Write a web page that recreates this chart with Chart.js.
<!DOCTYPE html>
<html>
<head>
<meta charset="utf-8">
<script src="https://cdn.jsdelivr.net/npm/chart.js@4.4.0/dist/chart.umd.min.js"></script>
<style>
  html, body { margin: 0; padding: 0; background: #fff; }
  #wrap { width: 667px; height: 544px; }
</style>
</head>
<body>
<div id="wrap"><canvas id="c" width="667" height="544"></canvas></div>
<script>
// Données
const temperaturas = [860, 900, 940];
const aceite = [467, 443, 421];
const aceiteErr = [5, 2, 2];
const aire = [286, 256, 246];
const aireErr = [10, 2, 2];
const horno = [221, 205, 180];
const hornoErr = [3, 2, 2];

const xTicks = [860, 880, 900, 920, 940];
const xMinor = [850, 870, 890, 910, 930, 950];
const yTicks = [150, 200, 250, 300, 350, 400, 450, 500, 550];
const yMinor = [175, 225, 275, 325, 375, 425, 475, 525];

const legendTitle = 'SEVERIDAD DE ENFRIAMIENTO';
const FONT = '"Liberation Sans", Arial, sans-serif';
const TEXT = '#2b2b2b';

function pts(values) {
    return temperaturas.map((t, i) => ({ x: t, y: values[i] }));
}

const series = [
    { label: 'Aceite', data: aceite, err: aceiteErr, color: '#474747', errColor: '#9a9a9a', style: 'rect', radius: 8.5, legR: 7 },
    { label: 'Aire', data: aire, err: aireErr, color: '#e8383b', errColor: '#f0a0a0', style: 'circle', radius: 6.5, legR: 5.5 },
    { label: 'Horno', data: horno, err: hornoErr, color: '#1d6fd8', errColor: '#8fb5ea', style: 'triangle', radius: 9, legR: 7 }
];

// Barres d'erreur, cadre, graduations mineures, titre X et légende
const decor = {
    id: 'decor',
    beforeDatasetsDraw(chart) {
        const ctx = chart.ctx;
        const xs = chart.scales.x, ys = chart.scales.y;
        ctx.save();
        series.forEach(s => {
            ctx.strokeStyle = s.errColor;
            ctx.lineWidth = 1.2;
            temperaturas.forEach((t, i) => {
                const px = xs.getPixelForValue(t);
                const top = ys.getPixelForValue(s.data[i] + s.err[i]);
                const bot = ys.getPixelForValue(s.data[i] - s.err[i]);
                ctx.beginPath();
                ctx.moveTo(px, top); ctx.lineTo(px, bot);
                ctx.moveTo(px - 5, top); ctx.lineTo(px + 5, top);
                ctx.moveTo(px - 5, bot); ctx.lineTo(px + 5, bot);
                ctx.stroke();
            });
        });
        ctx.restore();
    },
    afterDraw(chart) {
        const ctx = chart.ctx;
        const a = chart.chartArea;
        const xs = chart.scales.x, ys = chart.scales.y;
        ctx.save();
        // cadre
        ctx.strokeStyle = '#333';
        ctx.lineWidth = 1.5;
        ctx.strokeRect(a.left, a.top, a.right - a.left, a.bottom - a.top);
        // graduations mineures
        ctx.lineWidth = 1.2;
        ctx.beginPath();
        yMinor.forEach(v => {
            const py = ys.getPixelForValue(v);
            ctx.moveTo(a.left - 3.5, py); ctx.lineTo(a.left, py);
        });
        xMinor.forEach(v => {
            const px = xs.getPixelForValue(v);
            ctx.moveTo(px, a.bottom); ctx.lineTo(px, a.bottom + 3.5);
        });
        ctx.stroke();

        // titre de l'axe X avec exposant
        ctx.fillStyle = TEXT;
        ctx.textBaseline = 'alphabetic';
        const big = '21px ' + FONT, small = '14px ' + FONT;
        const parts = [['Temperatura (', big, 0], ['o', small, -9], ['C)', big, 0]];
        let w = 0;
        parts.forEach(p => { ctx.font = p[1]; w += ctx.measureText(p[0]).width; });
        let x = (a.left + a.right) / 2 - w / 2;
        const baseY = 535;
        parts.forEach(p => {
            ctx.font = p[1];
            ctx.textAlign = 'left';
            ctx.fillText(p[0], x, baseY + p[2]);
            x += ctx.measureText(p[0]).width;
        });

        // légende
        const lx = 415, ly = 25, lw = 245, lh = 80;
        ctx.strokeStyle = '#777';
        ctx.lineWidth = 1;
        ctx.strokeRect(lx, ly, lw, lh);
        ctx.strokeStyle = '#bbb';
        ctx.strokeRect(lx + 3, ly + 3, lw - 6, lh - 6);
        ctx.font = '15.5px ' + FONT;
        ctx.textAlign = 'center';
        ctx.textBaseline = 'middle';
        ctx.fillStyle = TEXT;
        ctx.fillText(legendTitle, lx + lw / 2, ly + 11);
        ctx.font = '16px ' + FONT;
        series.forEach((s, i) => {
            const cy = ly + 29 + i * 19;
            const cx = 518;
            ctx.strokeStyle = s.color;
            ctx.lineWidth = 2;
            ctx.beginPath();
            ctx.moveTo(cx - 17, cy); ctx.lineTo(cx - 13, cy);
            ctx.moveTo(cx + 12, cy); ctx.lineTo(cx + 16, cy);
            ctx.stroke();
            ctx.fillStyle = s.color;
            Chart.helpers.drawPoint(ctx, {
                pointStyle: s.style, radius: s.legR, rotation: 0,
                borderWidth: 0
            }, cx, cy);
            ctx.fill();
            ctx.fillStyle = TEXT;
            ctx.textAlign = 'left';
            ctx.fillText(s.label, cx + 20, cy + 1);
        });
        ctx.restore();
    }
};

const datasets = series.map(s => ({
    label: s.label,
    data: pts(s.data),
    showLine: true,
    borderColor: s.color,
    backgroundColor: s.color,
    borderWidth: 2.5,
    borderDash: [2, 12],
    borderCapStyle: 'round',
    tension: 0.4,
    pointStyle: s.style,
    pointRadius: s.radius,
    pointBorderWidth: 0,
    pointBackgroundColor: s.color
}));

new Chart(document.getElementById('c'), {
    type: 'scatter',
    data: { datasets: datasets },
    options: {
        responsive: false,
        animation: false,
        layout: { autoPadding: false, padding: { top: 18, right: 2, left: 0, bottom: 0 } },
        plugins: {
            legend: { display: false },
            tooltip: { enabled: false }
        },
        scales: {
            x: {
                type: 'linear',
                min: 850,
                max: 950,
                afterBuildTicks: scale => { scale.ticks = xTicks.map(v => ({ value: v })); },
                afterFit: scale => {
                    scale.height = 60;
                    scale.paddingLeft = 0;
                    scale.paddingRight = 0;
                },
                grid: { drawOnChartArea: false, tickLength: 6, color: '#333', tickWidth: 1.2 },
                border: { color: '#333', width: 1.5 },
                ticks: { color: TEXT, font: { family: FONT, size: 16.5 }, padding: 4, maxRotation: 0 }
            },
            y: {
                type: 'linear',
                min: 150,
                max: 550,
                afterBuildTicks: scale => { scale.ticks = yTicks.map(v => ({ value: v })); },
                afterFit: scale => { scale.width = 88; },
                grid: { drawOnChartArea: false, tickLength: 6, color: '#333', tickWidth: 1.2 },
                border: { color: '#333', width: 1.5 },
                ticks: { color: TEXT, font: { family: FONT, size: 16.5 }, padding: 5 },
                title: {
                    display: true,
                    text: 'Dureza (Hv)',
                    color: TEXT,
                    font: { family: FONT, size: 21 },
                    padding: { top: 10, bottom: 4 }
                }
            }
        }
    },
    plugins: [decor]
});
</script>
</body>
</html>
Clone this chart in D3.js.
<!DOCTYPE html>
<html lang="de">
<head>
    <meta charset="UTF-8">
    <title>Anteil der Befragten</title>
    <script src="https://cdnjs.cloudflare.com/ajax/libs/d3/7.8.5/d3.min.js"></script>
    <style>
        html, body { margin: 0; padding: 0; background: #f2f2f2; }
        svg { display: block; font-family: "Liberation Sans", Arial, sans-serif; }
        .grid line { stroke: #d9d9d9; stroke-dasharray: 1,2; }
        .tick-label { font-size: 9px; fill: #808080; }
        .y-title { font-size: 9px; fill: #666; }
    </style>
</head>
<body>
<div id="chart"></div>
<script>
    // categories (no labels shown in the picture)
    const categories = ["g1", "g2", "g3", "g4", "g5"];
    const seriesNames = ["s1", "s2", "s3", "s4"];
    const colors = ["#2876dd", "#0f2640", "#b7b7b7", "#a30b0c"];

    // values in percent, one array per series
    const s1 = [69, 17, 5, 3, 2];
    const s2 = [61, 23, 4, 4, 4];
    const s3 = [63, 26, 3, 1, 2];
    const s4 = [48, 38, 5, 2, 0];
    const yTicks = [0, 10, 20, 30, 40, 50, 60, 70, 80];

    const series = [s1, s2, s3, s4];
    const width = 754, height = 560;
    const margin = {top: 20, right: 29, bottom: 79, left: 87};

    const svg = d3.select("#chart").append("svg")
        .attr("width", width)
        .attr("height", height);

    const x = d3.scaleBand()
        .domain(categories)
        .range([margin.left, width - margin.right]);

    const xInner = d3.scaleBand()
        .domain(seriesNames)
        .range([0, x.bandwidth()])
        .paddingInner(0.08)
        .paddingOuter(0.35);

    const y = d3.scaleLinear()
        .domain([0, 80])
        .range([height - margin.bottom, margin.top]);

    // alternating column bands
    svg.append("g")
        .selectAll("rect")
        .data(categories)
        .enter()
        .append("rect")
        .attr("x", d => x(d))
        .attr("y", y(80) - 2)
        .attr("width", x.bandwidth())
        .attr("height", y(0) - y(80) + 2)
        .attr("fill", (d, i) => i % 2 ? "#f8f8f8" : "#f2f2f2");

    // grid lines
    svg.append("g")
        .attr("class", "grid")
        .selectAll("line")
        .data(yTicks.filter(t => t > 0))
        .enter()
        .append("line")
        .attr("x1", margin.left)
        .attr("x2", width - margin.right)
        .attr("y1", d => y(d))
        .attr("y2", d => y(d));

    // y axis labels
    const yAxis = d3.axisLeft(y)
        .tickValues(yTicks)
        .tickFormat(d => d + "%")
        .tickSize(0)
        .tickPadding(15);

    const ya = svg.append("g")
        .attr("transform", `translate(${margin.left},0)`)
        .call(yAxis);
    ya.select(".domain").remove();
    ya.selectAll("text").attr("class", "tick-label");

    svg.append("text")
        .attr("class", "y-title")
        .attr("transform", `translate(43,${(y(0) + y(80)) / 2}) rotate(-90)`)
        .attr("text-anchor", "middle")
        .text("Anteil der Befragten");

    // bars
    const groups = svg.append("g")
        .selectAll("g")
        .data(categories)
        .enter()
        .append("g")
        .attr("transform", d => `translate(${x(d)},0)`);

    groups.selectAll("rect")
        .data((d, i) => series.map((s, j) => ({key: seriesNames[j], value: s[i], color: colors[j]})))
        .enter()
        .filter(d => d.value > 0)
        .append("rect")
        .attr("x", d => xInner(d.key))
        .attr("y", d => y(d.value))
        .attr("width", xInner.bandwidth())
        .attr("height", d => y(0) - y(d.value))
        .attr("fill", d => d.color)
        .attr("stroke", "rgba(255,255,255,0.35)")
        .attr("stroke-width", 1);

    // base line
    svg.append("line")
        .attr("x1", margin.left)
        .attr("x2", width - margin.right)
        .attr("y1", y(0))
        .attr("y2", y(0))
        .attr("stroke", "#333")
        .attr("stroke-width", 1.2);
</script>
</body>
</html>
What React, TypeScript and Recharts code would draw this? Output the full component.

▶ EXERCISE INSTRUCTIONS: Include the first line, the line containing "const yMinor = [175, 225, 275, 325, 375, 425, 475, 525];", and every line between them, copied exactly from the material above; output no other line.

▶ EXERCISE OUTPUT:
Write a web page that recreates this chart with Chart.js.
<!DOCTYPE html>
<html>
<head>
<meta charset="utf-8">
<script src="https://cdn.jsdelivr.net/npm/chart.js@4.4.0/dist/chart.umd.min.js"></script>
<style>
  html, body { margin: 0; padding: 0; background: #fff; }
  #wrap { width: 667px; height: 544px; }
</style>
</head>
<body>
<div id="wrap"><canvas id="c" width="667" height="544"></canvas></div>
<script>
// Données
const temperaturas = [860, 900, 940];
const aceite = [467, 443, 421];
const aceiteErr = [5, 2, 2];
const aire = [286, 256, 246];
const aireErr = [10, 2, 2];
const horno = [221, 205, 180];
const hornoErr = [3, 2, 2];

const xTicks = [860, 880, 900, 920, 940];
const xMinor = [850, 870, 890, 910, 930, 950];
const yTicks = [150, 200, 250, 300, 350, 400, 450, 500, 550];
const yMinor = [175, 225, 275, 325, 375, 425, 475, 525];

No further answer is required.